Moses and Pharaoh in Mystical Exegesis

By the late medieval period, the study and explication of the Qur’an in Muslim communities across the world had given rise to a vast range of approaches and texts. Some exegetes examined individual surahs; the Fatiha, the opening surah of the Qur’an, and Surah Yusuf, the longest single sustained narrative in the Qur’an, were particularly popular in this regard. Other writers examined the entire Qur’an from particular perspectives, be it legal, grammatical/philological, or with an eye to moral development. Some such specialized commentaries were comprehensive, verse by verse, while others dealt only with those portions deemed relevant to the particular concern of the commentary. Among ‘specialized’ commentaries were those produced by Sufis, either incorporating ‘mystical,’ Sufic interpretations as part of a larger more ‘conventional’ commentary, or focusing exclusively on interpretations and concerns especially salient to Sufi thought and practice.
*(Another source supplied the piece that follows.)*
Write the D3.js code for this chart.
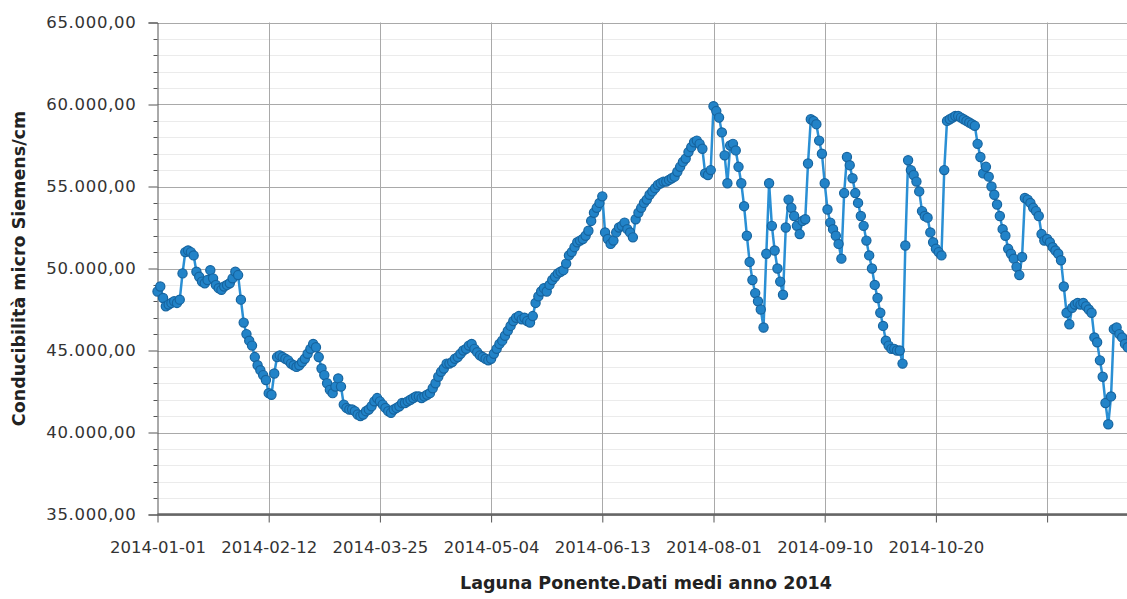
<!DOCTYPE html>
<html>
<head>
<meta charset="utf-8">
<script src="https://cdn.jsdelivr.net/npm/d3@7"></script>
<style>
  html, body { margin: 0; padding: 0; background: #ffffff; }
  svg { display: block; }
</style>
</head>
<body>
<svg id="chart" width="1127" height="599"></svg>
<script>
// ---- DATA ----
const values = [
  48600, 48900, 48200, 47700, 47800, 47900, 48000, 47900, 48100, 49700,
  51000, 51100, 51000, 50800, 49800, 49500, 49200, 49100, 49300, 49900,
  49400, 49000, 48800, 48700, 48900, 49000, 49100, 49400, 49800, 49600,
  48100, 46700, 46000, 45600, 45300, 44600, 44100, 43800, 43500, 43200,
  42400, 42300, 43600, 44600, 44700, 44600, 44500, 44400, 44200, 44100,
  44000, 44100, 44300, 44500, 44800, 45100, 45400, 45200, 44600, 43900,
  43500, 43000, 42600, 42400, 42800, 43300, 42800, 41700, 41500, 41400,
  41400, 41300, 41100, 41000, 41100, 41300, 41400, 41600, 41900, 42100,
  41900, 41700, 41500, 41300, 41200, 41400, 41500, 41600, 41800, 41800,
  41900, 42000, 42100, 42200, 42200, 42100, 42200, 42300, 42400, 42700,
  43000, 43400, 43700, 43900, 44200, 44200, 44300, 44500, 44600, 44800,
  45000, 45100, 45300, 45400, 45100, 44900, 44700, 44600, 44500, 44400,
  44500, 44800, 45100, 45400, 45600, 45900, 46200, 46500, 46800, 47000,
  47100, 46900, 47000, 46800, 46700, 47100, 47900, 48300, 48600, 48800,
  48600, 49000, 49300, 49500, 49700, 49800, 49900, 50300, 50800, 51000,
  51300, 51600, 51700, 51800, 52000, 52300, 52900, 53400, 53700, 54000,
  54400, 52200, 51800, 51500, 51700, 52200, 52500, 52600, 52800, 52400,
  52200, 51900, 53000, 53400, 53700, 54000, 54200, 54500, 54700, 54900,
  55100, 55200, 55300, 55300, 55400, 55500, 55600, 55900, 56200, 56500,
  56700, 57100, 57400, 57700, 57800, 57600, 57300, 55800, 55700, 56000,
  59900, 59600, 59200, 58300, 56900, 55200, 57500, 57600, 57200, 56200,
  55200, 53800, 52000, 50400, 49300, 48500, 48000, 47500, 46400, 50900,
  55200, 52600, 51100, 50000, 49200, 48400, 52500, 54200, 53700, 53200,
  52600, 52100, 52900, 53000, 56400, 59100, 59000, 58800, 57800, 57000,
  55200, 53600, 52800, 52400, 52000, 51500, 50600, 54600, 56800, 56300,
  55500, 54600, 54000, 53200, 52600, 51700, 50800, 50000, 49000, 48200,
  47300, 46500, 45600, 45300, 45100, 45100, 45000, 45000, 44200, 51400,
  56600, 56000, 55700, 55300, 54700, 53500, 53200, 53100, 52200, 51600,
  51200, 51000, 50800, 56000, 59000, 59100, 59200, 59300, 59300, 59200,
  59100, 59000, 58900, 58800, 58700, 57600, 56800, 55800, 56200, 55600,
  55000, 54500, 53900, 53200, 52400, 52000, 51200, 50900, 50600, 50100,
  49600, 50700, 54300, 54200, 54000, 53700, 53500, 53200, 52100, 51700,
  51800, 51600, 51300, 51100, 50900, 50500, 48900, 47300, 46600, 47600,
  47800, 47900, 47800, 47900, 47700, 47500, 47300, 45800, 45500, 44400,
  43400, 41800, 40500, 42200, 46300, 46400, 46000, 45800, 45400, 45200
];
const tickLabels = ["2014-01-01", "2014-02-12", "2014-03-25", "2014-05-04",
                    "2014-06-13", "2014-08-01", "2014-09-10", "2014-10-20", ""];
const pointsPerTick = 40;
const yTickValues = [35000, 40000, 45000, 50000, 55000, 60000, 65000];
const yMinorValues = d3.range(35000, 65001, 1000);
const yTitle = "Conducibilità micro Siemens/cm";
const xTitle = "Laguna Ponente.Dati medi anno 2014";

// ---- LAYOUT ----
const mLeft = 157.5, mTop = 22.5, mBottom = 514.5, mRight = 1140;
const FONT = "DejaVu Sans, Verdana, sans-serif";
const svg = d3.select("#chart");

const xTickIdx = tickLabels.map((d, i) => i * pointsPerTick);
const x = d3.scaleLinear()
  .domain([0, xTickIdx[xTickIdx.length - 1]])
  .range([mLeft, mLeft + 111.2 * (tickLabels.length - 1)]);
const y = d3.scaleLinear().domain([35000, 65000]).range([mBottom, mTop]);

const it = d3.formatLocale({decimal: ",", thousands: ".", grouping: [3], currency: ["€", ""]});
const fmt = it.format(",.2f");

// minor horizontal grid
svg.append("g").selectAll("line")
  .data(yMinorValues.filter(v => v % 5000 !== 0))
  .join("line")
  .attr("x1", mLeft).attr("x2", mRight)
  .attr("y1", d => Math.round(y(d)) + 0.5).attr("y2", d => Math.round(y(d)) + 0.5)
  .attr("stroke", "#ebebeb").attr("stroke-width", 1);

// major horizontal grid
svg.append("g").selectAll("line")
  .data(yTickValues)
  .join("line")
  .attr("x1", mLeft).attr("x2", mRight)
  .attr("y1", d => Math.round(y(d)) + 0.5).attr("y2", d => Math.round(y(d)) + 0.5)
  .attr("stroke", "#a9a9a9").attr("stroke-width", 1);

// vertical grid
svg.append("g").selectAll("line")
  .data(xTickIdx.slice(1))
  .join("line")
  .attr("x1", d => Math.round(x(d)) + 0.5).attr("x2", d => Math.round(x(d)) + 0.5)
  .attr("y1", mTop).attr("y2", mBottom)
  .attr("stroke", "#a9a9a9").attr("stroke-width", 1);

// y axis
const yAxis = d3.axisLeft(y).tickValues(yTickValues).tickFormat(fmt).tickSize(9).tickPadding(12);
const gy = svg.append("g").attr("transform", `translate(${mLeft},0)`).call(yAxis);
gy.select(".domain").attr("stroke", "#555");
gy.selectAll(".tick line").attr("stroke", "#555");
gy.selectAll(".tick text")
  .attr("font-family", FONT).attr("letter-spacing", "0.7px")
  .attr("font-size", "16.5px").attr("fill", "#333");
// minor y ticks
svg.append("g").selectAll("line")
  .data(yMinorValues.filter(v => v % 5000 !== 0))
  .join("line")
  .attr("x1", mLeft - 4).attr("x2", mLeft)
  .attr("y1", d => Math.round(y(d)) + 0.5).attr("y2", d => Math.round(y(d)) + 0.5)
  .attr("stroke", "#555");

// x axis
const xAxis = d3.axisBottom(x).tickValues(xTickIdx)
  .tickFormat((d, i) => tickLabels[i]).tickSize(8).tickPadding(19);
const gx = svg.append("g").attr("transform", `translate(0,${mBottom})`).call(xAxis);
gx.select(".domain").remove();
gx.selectAll(".tick line").attr("stroke", "#555");
gx.selectAll(".tick text")
  .attr("font-family", FONT)
  .attr("font-size", "16.5px").attr("fill", "#333");
svg.append("line")
  .attr("x1", mLeft).attr("x2", mRight).attr("y1", mBottom).attr("y2", mBottom)
  .attr("stroke", "#666").attr("stroke-width", 2.5);

// titles
svg.append("text")
  .attr("transform", `translate(19,${(mTop + mBottom) / 2}) rotate(-90)`)
  .attr("text-anchor", "middle").attr("dominant-baseline", "central")
  .attr("font-family", FONT)
  .attr("font-weight", "bold").attr("font-size", "17.5px").attr("fill", "#222")
  .text(yTitle);
svg.append("text")
  .attr("x", 646).attr("y", 589)
  .attr("text-anchor", "middle")
  .attr("font-family", FONT)
  .attr("font-weight", "bold").attr("font-size", "17.5px").attr("fill", "#222")
  .text(xTitle);

// series
const line = d3.line().x((d, i) => x(i)).y(d => y(d));
svg.append("path").datum(values)
  .attr("d", line).attr("fill", "none")
  .attr("stroke", "#2a8fd4").attr("stroke-width", 2.5);
svg.append("g").selectAll("circle")
  .data(values)
  .join("circle")
  .attr("cx", (d, i) => x(i)).attr("cy", d => y(d)).attr("r", 4.6)
  .attr("fill", "#2283c8").attr("stroke", "#16649f").attr("stroke-width", 1.2);
</script>
</body>
</html>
Of these latter, specialized commentaries, one of the more widely reproduced and read was a tafsīr known by the name (among other names) of al-Ta’wilāt al-Najmiyya, which was possibly composed by the famous Sufi master Najm al-Dīn al-Kubrā (1145-1220), or, more likely, by his close disciples and successors, including Najm al-Dīn al-Rāzī Dāya (1177-1256). At any rate, the tafsīr is reflective of the developed Sufism of al-Kubrā and his ‘school,’ itself a culmination of centuries of Sufi practice and thought. I have excerpted and translated a short excerpt from this commentary below.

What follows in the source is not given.